AT&S : Hintergrund: AT&S eröffnet ein neues Werk in China

Wer im zentralchinesischen Chongqing im ziemlich grauen Industriegebiet ein Fabriksgebäude betritt, erwartet nicht unbedingt idyllische Alpen-Bilder über dem Empfangsschalter oder in der Kantine. Doch die Österreicher verstecken sich nicht und präsentieren die heimische Landschaft gerne auch in ihrer IT-Fabrik. Denn die steirische Leiterplattenschmiede AT&S hat sich in China erfolgreich etabliert.

Eine sogenannte IC-Substrate-Produktion hat AT&S in Zentralchina aufgezogen (hier gehts zur Analyse der Strategie der AT&S). Unter höchsten Qualitätsstandards mit vielen komplexen Arbeitsschritten werden im Reinraum besondere Bauteile für Computer produziert. An den Maschinen stehen - fast völlig verhüllt in weiße Arbeitskleidung - nur Chinesen.
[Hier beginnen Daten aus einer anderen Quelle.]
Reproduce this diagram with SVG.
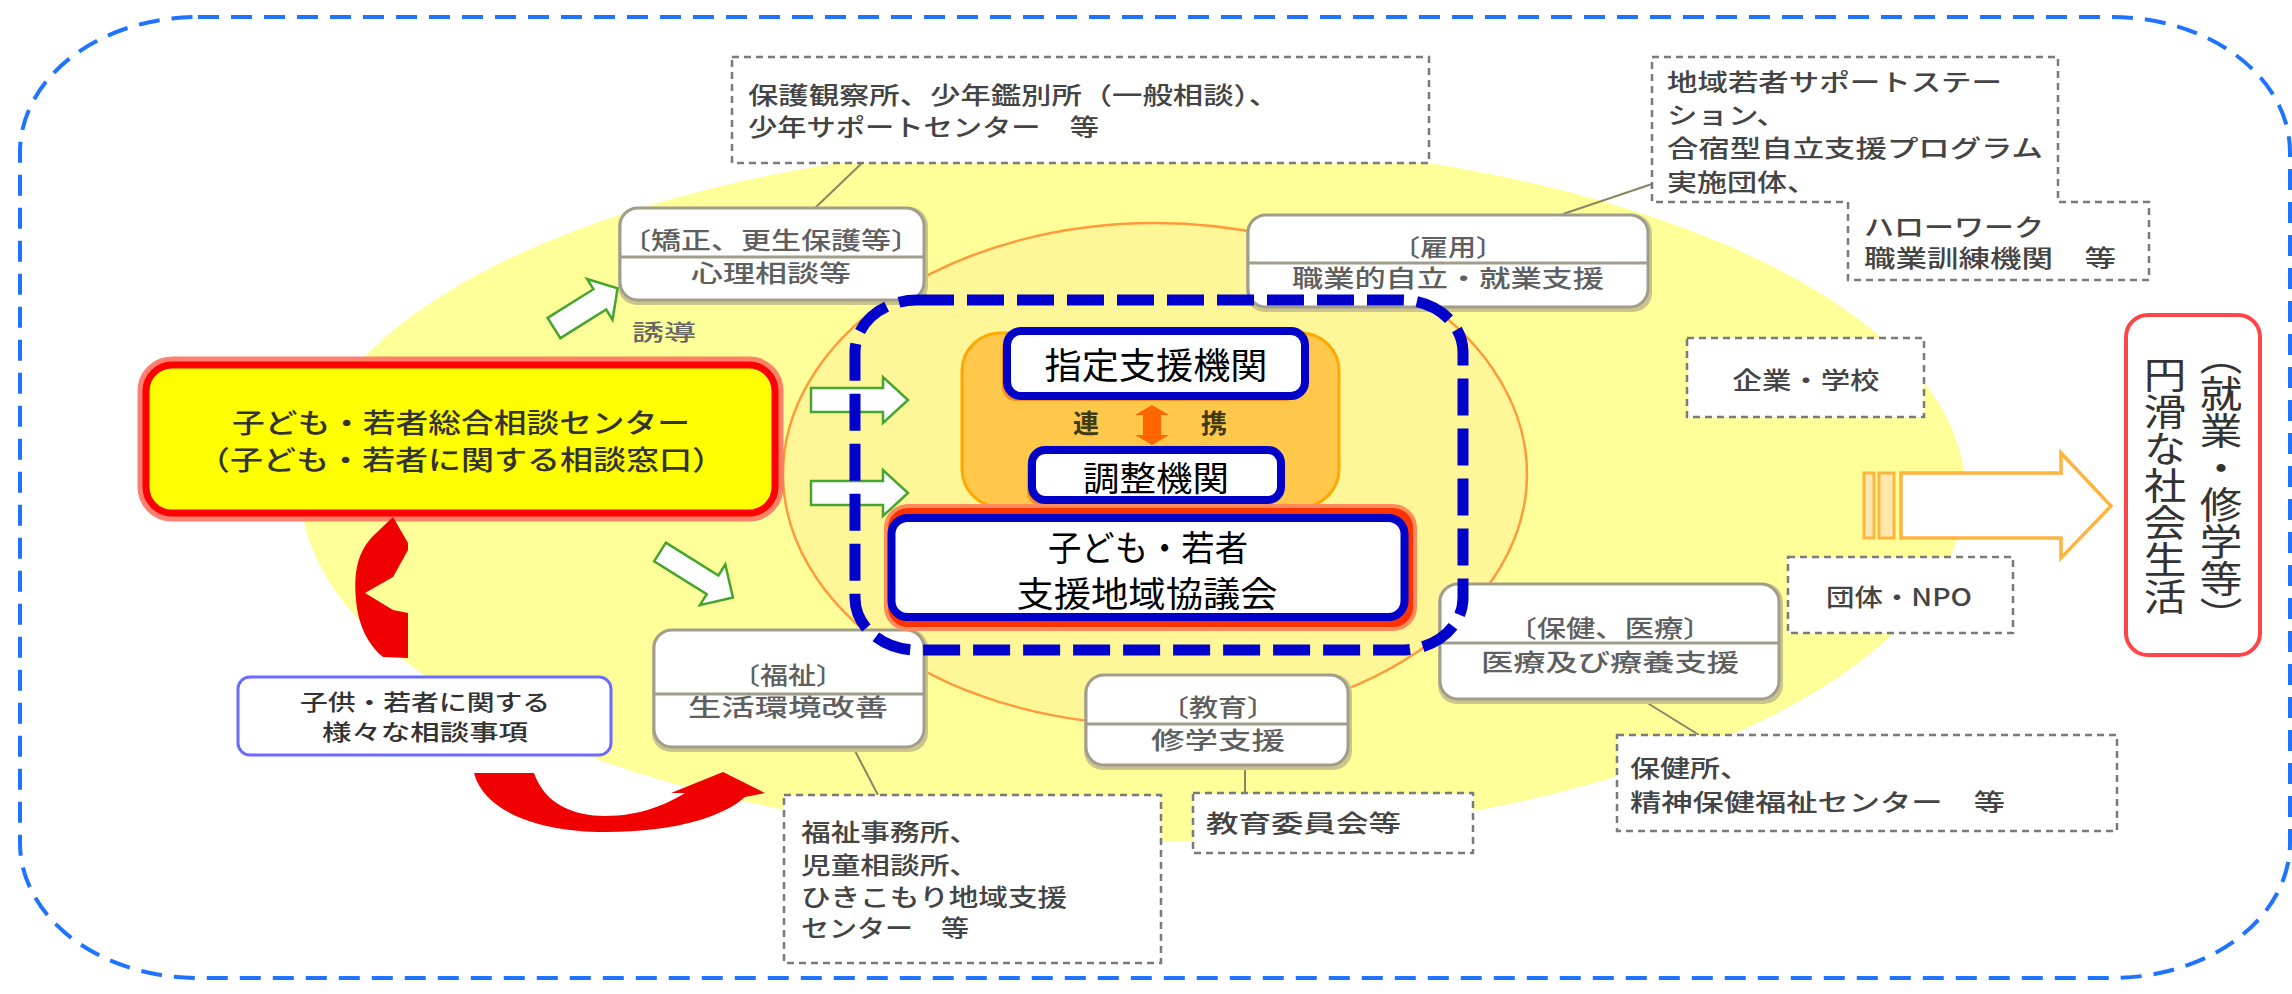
<svg xmlns="http://www.w3.org/2000/svg" width="2292" height="994" viewBox="0 0 2292 994">
<style>
text { font-family: "Noto Sans CJK JP", "Noto Sans", sans-serif; }
.dbox { fill:#fff; stroke:#7a7a7a; stroke-width:2.5; stroke-dasharray:7 5; }
.dt { font-size:24px; fill:#444; font-weight:500; }
.gbox { fill:#fff; stroke:#a19d8b; stroke-width:3; }
.gsh { fill:#cbc58c; }
.gdiv { stroke:#a19d8b; stroke-width:3; }
.nt { font-size:24px; fill:#5f5f5f; text-anchor:middle; font-weight:500; }
.conn { stroke:#8a8462; stroke-width:2; fill:none; }
.garrow { fill:#fff; stroke:#45a52e; stroke-width:2.5; }
.bbox { fill:#fff; stroke:#0000c8; stroke-width:8; }
.bsh { fill:#ff8c1a; }
.bt { font-size:35px; fill:#000; text-anchor:middle; }
.red { fill:#f00000; }
</style>

<g id="outer-border">
<path d="M198,17 H2112 A178,135 0 0 1 2290,152 V843 A178,135 0 0 1 2112,978 H198 A178,135 0 0 1 20,843 V152 A178,135 0 0 1 198,17 Z" fill="none" stroke="#1f74ff" stroke-width="4" stroke-dasharray="21 12"/>
</g>

<g id="background">
<ellipse cx="1133" cy="491" rx="832" ry="351" fill="#FFFF99"/>
<ellipse cx="1155" cy="474" rx="372" ry="251" fill="#FFF698" stroke="#FF9A3C" stroke-width="2.5"/>
</g>

<g id="connectors">
<line class="conn" x1="861" y1="164" x2="815" y2="208"/>
<line class="conn" x1="1563" y1="214" x2="1652" y2="184"/>
<line class="conn" x1="853" y1="747" x2="878" y2="795"/>
<line class="conn" x1="1245" y1="765" x2="1245" y2="793"/>
<line class="conn" x1="1641" y1="699" x2="1699" y2="735"/>
</g>

<g id="box-hogo">
<rect class="dbox" x="732" y="57" width="697" height="106"/>
<text class="dt" x="748" y="104" textLength="531" lengthAdjust="spacingAndGlyphs">保護観察所、少年鑑別所（一般相談）、</text>
<text class="dt" x="748" y="136" textLength="351" lengthAdjust="spacingAndGlyphs">少年サポートセンター　等</text>
</g>

<g id="box-chiiki">
<path class="dbox" d="M1652,57 H2058 V202 H2149 V280 H1848 V202 H1652 Z"/>
<text class="dt" x="1667" y="91" textLength="335" lengthAdjust="spacingAndGlyphs">地域若者サポートステー</text>
<text class="dt" x="1667" y="124" textLength="120" lengthAdjust="spacingAndGlyphs">ション、</text>
<text class="dt" x="1667" y="157" textLength="376" lengthAdjust="spacingAndGlyphs">合宿型自立支援プログラム</text>
<text class="dt" x="1667" y="191" textLength="150" lengthAdjust="spacingAndGlyphs">実施団体、</text>
<text class="dt" x="1864" y="236" textLength="180" lengthAdjust="spacingAndGlyphs">ハローワーク</text>
<text class="dt" x="1864" y="267" textLength="252" lengthAdjust="spacingAndGlyphs">職業訓練機関　等</text>
</g>

<g id="box-kigyo">
<rect class="dbox" x="1687" y="338" width="237" height="79"/>
<text class="dt" x="1806" y="389" text-anchor="middle" textLength="147" lengthAdjust="spacingAndGlyphs">企業・学校</text>
</g>

<g id="box-dantai">
<rect class="dbox" x="1788" y="557" width="225" height="76"/>
<text class="dt" x="1899" y="606" text-anchor="middle" textLength="146" lengthAdjust="spacingAndGlyphs">団体・NPO</text>
</g>

<g id="box-fukushijimusho">
<rect class="dbox" x="784" y="795" width="377" height="168"/>
<text class="dt" x="801" y="841" textLength="178" lengthAdjust="spacingAndGlyphs">福祉事務所、</text>
<text class="dt" x="801" y="874" textLength="178" lengthAdjust="spacingAndGlyphs">児童相談所、</text>
<text class="dt" x="801" y="906" textLength="266" lengthAdjust="spacingAndGlyphs">ひきこもり地域支援</text>
<text class="dt" x="801" y="937" textLength="168" lengthAdjust="spacingAndGlyphs">センター　等</text>
</g>

<g id="box-kyoikuiinkai">
<rect class="dbox" x="1193" y="793" width="280" height="60"/>
<text class="dt" x="1206" y="832" textLength="195" lengthAdjust="spacingAndGlyphs">教育委員会等</text>
</g>

<g id="box-hokenjo">
<rect class="dbox" x="1617" y="735" width="500" height="96"/>
<text class="dt" x="1630" y="777" textLength="120" lengthAdjust="spacingAndGlyphs">保健所、</text>
<text class="dt" x="1630" y="811" textLength="375" lengthAdjust="spacingAndGlyphs">精神保健福祉センター　等</text>
</g>

<g id="node-kyosei">
<rect class="gsh" x="618" y="207" width="310" height="98" rx="19"/>
<rect class="gbox" x="620" y="208" width="304" height="92" rx="18"/>
<line class="gdiv" x1="620" y1="257" x2="924" y2="257"/>
<text class="nt" x="771" y="249" textLength="300" lengthAdjust="spacingAndGlyphs">〔矯正、更生保護等〕</text>
<text class="nt" x="771" y="282" textLength="160" lengthAdjust="spacingAndGlyphs">心理相談等</text>
</g>

<g id="node-koyo">
<rect class="gsh" x="1246" y="214" width="406" height="98" rx="19"/>
<rect class="gbox" x="1248" y="215" width="400" height="92" rx="18"/>
<line class="gdiv" x1="1248" y1="263" x2="1648" y2="263"/>
<text class="nt" x="1448" y="256" textLength="112" lengthAdjust="spacingAndGlyphs">〔雇用〕</text>
<text class="nt" x="1448" y="287" textLength="312" lengthAdjust="spacingAndGlyphs">職業的自立・就業支援</text>
</g>

<g id="node-fukushi">
<rect class="gsh" x="652" y="629" width="276" height="123" rx="19"/>
<rect class="gbox" x="654" y="630" width="270" height="117" rx="18"/>
<line class="gdiv" x1="654" y1="694" x2="924" y2="694"/>
<text class="nt" x="788" y="684" textLength="112" lengthAdjust="spacingAndGlyphs">〔福祉〕</text>
<text class="nt" x="788" y="716" textLength="200" lengthAdjust="spacingAndGlyphs">生活環境改善</text>
</g>

<g id="node-kyoiku">
<rect class="gsh" x="1084" y="674" width="268" height="96" rx="19"/>
<rect class="gbox" x="1086" y="675" width="262" height="90" rx="18"/>
<line class="gdiv" x1="1086" y1="724" x2="1348" y2="724"/>
<text class="nt" x="1218" y="716" textLength="116" lengthAdjust="spacingAndGlyphs">〔教育〕</text>
<text class="nt" x="1218" y="749" textLength="134" lengthAdjust="spacingAndGlyphs">修学支援</text>
</g>

<g id="node-hoken">
<rect class="gsh" x="1438" y="583" width="345" height="121" rx="19"/>
<rect class="gbox" x="1440" y="584" width="339" height="115" rx="18"/>
<line class="gdiv" x1="1440" y1="643" x2="1779" y2="643"/>
<text class="nt" x="1610" y="637" textLength="205" lengthAdjust="spacingAndGlyphs">〔保健、医療〕</text>
<text class="nt" x="1610" y="671" textLength="258" lengthAdjust="spacingAndGlyphs">医療及び療養支援</text>
</g>

<g id="node-center">
<rect x="146" y="365" width="629" height="148" rx="26" fill="none" stroke="#FF6A5A" stroke-width="17" opacity="0.85"/>
<rect x="146" y="365" width="629" height="148" rx="26" fill="#FFFF00" stroke="#FF0000" stroke-width="7"/>
<text x="461" y="433" font-size="27" fill="#333" font-weight="500" text-anchor="middle" textLength="458" lengthAdjust="spacingAndGlyphs">子ども・若者総合相談センター</text>
<text x="461" y="470" font-size="27" fill="#333" font-weight="500" text-anchor="middle" textLength="528" lengthAdjust="spacingAndGlyphs">（子ども・若者に関する相談窓口）</text>
</g>

<g id="node-soudan">
<rect x="238" y="677" width="373" height="78" rx="12" fill="#fff" stroke="#6B6BFF" stroke-width="3"/>
<text x="425" y="710" font-size="22" fill="#333" font-weight="500" text-anchor="middle" textLength="250" lengthAdjust="spacingAndGlyphs">子供・若者に関する</text>
<text x="425" y="740" font-size="22" fill="#333" font-weight="500" text-anchor="middle" textLength="206" lengthAdjust="spacingAndGlyphs">様々な相談事項</text>
</g>

<g id="red-arrows">
<path class="red" d="M393,517 L408,543 L408,550 L393,577 L365,593 L393,610 L408,613 L408,658 L383,657 C368,645 358,625 356,600 C354,575 356,555 372,537 Z"/>
<path class="red" d="M474,773 L534,773 C545,805 575,816 605,816 C640,816 665,805 685,793 L671,793 L723,772 L765,793 L745,797 C725,815 680,832 605,832 C540,832 484,812 474,773 Z"/>
</g>

<g id="core">
<rect x="962" y="333" width="377" height="174" rx="38" fill="#FFC84B" stroke="#FFA800" stroke-width="3"/>
<g id="node-shitei">
<rect class="bsh" x="1002" y="335" width="298" height="66" rx="14"/>
<rect class="bbox" x="1007" y="331" width="298" height="65" rx="14"/>
<text x="1156" y="379" font-size="36" fill="#000" text-anchor="middle" textLength="223" lengthAdjust="spacingAndGlyphs">指定支援機関</text>
</g>
<g id="renkei">
<text x="1086" y="433" font-size="26" font-weight="bold" fill="#403A10" text-anchor="middle">連</text>
<text x="1214" y="433" font-size="26" font-weight="bold" fill="#403A10" text-anchor="middle">携</text>
<path d="M1152,405 L1169,415 L1161,415 L1161,435 L1169,435 L1152,445 L1135,435 L1143,435 L1143,415 L1135,415 Z" fill="#FF6600"/>
</g>
<g id="node-chosei">
<rect class="bsh" x="1027" y="454" width="249" height="51" rx="13"/>
<rect class="bbox" x="1032" y="450" width="249" height="50" rx="13"/>
<text x="1156" y="491" font-size="34" fill="#000" text-anchor="middle" textLength="146" lengthAdjust="spacingAndGlyphs">調整機関</text>
</g>
<g id="node-kyogikai">
<rect x="886" y="506" width="529" height="123" rx="22" fill="#FF3300" stroke="#FF8A5C" stroke-width="4"/>
<rect class="bbox" x="891.5" y="518" width="513" height="99" rx="16" stroke-width="9.5"/>
<text class="bt" x="1148" y="561" textLength="200" lengthAdjust="spacingAndGlyphs">子ども・若者</text>
<text class="bt" x="1147" y="607" textLength="261" lengthAdjust="spacingAndGlyphs">支援地域協議会</text>
</g>
</g>

<g id="green-arrows">
<path class="garrow" d="M0,-12 H54 V-24 L75,0 L54,24 V12 H0 Z" transform="translate(554,328) rotate(-32)"/>
<path class="garrow" d="M811,388 H883 V377 L908,400 L883,423 V412 H811 Z"/>
<path class="garrow" d="M811,481 H883 V470 L908,493 L883,516 V505 H811 Z"/>
<path class="garrow" d="M0,-11 H62 V-24 L86,0 L62,24 V11 H0 Z" transform="translate(660,552) rotate(32)"/>
<text x="632" y="340" font-size="22" fill="#666" font-weight="500" textLength="64" lengthAdjust="spacingAndGlyphs">誘導</text>
</g>

<g id="blue-dashed-frame">
<rect x="855" y="300" width="608" height="350" rx="62" ry="52" fill="none" stroke="#0000CC" stroke-width="11" stroke-dasharray="37 13"/>
</g>

<g id="big-arrow">
<rect x="1864" y="473" width="10" height="65" fill="#FFE7B0" stroke="#FFB440" stroke-width="3"/>
<rect x="1879" y="473" width="15" height="65" fill="#FFE7B0" stroke="#FFB440" stroke-width="3"/>
<path d="M1901,473 H2061 V453 L2111,506 L2061,558 V538 H1901 Z" fill="#fff" stroke="#FFB440" stroke-width="3.5"/>
</g>

<g id="node-goal">
<rect x="2126" y="315" width="134" height="340" rx="22" fill="#fff" stroke="#FF4545" stroke-width="4"/>
<g transform="translate(2221 0) scale(1.15 1) translate(-2221 0)">
<text x="2221" y="486" font-size="37" fill="#333" text-anchor="middle" style="writing-mode:vertical-rl">（就業・修学等）</text>
</g>
<g transform="translate(2165 0) scale(1.15 1) translate(-2165 0)">
<text x="2165" y="486" font-size="37" fill="#333" text-anchor="middle" style="writing-mode:vertical-rl">円滑な社会生活</text>
</g>
</g>
</svg>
Doch viele hoch qualifizierte Führungskräfte, die in Chongqing für kurze Zeit oder mehrere Jahre tätig sind, kommen aus Österreich. Sie haben hier eine High-End-Produktion aufgebaut.

Umgekehrt werden auch viele chinesische Beschäftigte immer wieder nach Leoben-Hinterberg geholt, um geschult zu werden und das Unternehmen besser kennenzulernen. Für die Chinesen, die Millionen-Metropolen im eigenen Land gewohnt sind, ist es wohl ein Kulturschock, wenn sie das AT&S-Headquarter im ländlichen steirischen Umfeld erstmals besuchen. "Ich wusste gar nicht, wohin ich nach der Arbeit gehen sollte", schildert eine chinesische Mitarbeiterin österreichischen Journalisten, die zur AT&S-Werkseröffnung nach Chongqing gekommen waren.

Dass bei AT&S ungeachtet der globalen Größenverhältnisse vom kleinen Leoben aus die Werke in chinesischen Millionenstädten wie Chongqing und Shanghai gesteuert werden, ist zu einem großen Teil Hannes Androsch zu verdanken. Der frühere Finanzminister und SPÖ-Politiker hat es zwar vom "Kronprinz" Bruno Kreiskys nicht zum Nachfolger des "Sonnenkanzlers" geschafft. Als Unternehmer und Industrieller hat er seit der Übernahme des Leiterplatten-Unternehmens 1994 durch den zielgerichteten Auf- und Ausbau des IT-Unternehmens und den Schritt nach Asien allerdings unzweifelhaft österreichische Industriegeschichte geschrieben.

Der Aufsichtsratsvorsitzende Androsch besitzt über seine Privatstiftung 16,3 Prozent der Aktien des börsennotierten Unternehmens. Sein Partner ist Aufsichtsratsvize Willibald Dörflinger, der als das technische Gehirn des Unternehmens gilt, mit 17,8 Prozent. Der Rest der Aktien ist zur Hälfte bei verschiedenen institutionellen Investoren untergebracht, die andere Hälfte befindet sich im privaten Streubesitz. Gemeinsam ziehen sie in der Leiterplattenschmiede die Fäden.

"Warum soll ich nicht auch Industrieller werden, nachdem ich schon so vieles gemacht habe?" fragte Androsch vor der Übernahme im Jahr 1994. Die Herausforderung eines exportorientierten Hochtechnologie-Unternehmens in einer globalen Wirtschaft hat er bewältigt. Doch Androsch, der in Chongqing in Begleitung seines Sohnes seinen 78. Geburtstag feierte, ist noch lange nicht am Ende seiner Pläne: Er will AT&S über die Umsatzmilliarde und über die Grenze von 10.000 Beschäftigten bringen. Nur dank der Globalisierung und dem Schritt nach China sei es gelungen, die Arbeitsplätze in Österreich zu halten und das Überleben des Unternehmens zu sichern, ist er überzeugt. Der Wirtschaftsstandort Österreich leide aber an zu hohen Arbeitskosten, zu viel Bürokratie und mangelndem Reformwillen, mahnt er unermüdlich - sogar im fernen Zentralchina.